C'est pourquoi ces derniers temps tout l'appareil de la diplomatie impérialiste est mis en mouvement, afin de détruire de l'intérieur la menace du rapprochement des peuples orientaux. Les journaux anglais et l'Union soviétique, dont certains points seraient dirigés contre les intérêts de la Turquie. Le journal principal de la réaction anglaise, le Morning Post, dépasse tous les autres dans cette voie en publiant, ces jours-ci, une nouvelle sensationnelle sur un prétendu traité secret entre la Turquie et l'Union soviétique aux termes duquel l'Union soviétique aurait concédé à la Turquie le droit d'occuper l'Azerbeidjan perse. Ce journal honorable s'efforce de faire peur à la Turquie en prétendant que l'Union soviétique, non seulement ne la soutiendra pas dans la question de Mossoul, mais qu'elle prépare, au contraire, des plans d'attaque contre la Turquie, qu'elle convoite l'occupation de Constantinople.

La presse boulevardière de Paris confirme cette « information » en déclarant que l'Union soviétique ne voudrait pas se lier les mains par une convention avec la Turquie, puisque l'Union soviétique pense sérieusement à s'accorder avec l'Occident. La presse bourgeoise espère provoquer ainsi, par ce bavardage incohérent, des querelles entre les différents pays orientaux et semer les doutes sur la politique orientale de l'U. R. S. S.

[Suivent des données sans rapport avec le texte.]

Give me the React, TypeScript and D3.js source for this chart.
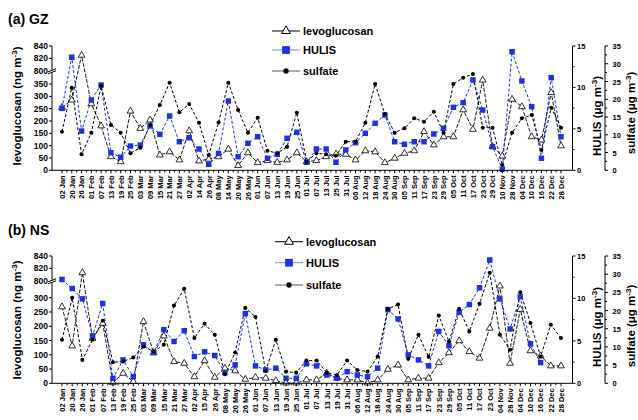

La presse de l'Union soviétique n'a pas donné beaucoup de place à la réfutation de cette campagne calomniatrice de la presse impérialiste. Cela n'était pas d'ailleurs nécessaire. Le traité publié entre l'Union soviétique et la Turquie fut une excellente démonstration de notre politique orientale, en général, et des relations existant entre l'Union soviétique et la Turquie, en particulier. Le camarade Litvinov déclare, dans une interview, que l'Union soviétique est prête à conclure un traité semblable avec n'importe quel pays désireux d'entrer en relations amicales avec l'Union soviétique. Notre nouvel accord avec la Turquie constitue, de ce point de vue, un contraste parfait avec les méthodes de la politique locarniste en Orient. La décision de la S. D. N. dans la question de Mossoul, sanctionnant la politique anglaise de brigandage, dissipe toutes les illusions locarnistes que le gouvernement anglais s'efforce de répandre en Orient.

Il y a quelques jours, l'organe officieux turc résumait la situation actuelle de la façon suivante : « le caractère impérialiste de la S. D. N. nécessite la création d'une nouvelle alliance, se proposant comme but la libération des peuples asiatiques du joug de l'impérialisme. Cette alliance doit être créée par l'initiative des peuples opprimés du Proche-Orient.

Notre traité avec la Turquie n'est pas dirigé contre un tiers Etat, mais il apparaîtra aux yeux de l'Orient tout entier comme une excellente manifestation d'une véritable politique de paix et de rapprochement des différents peuples."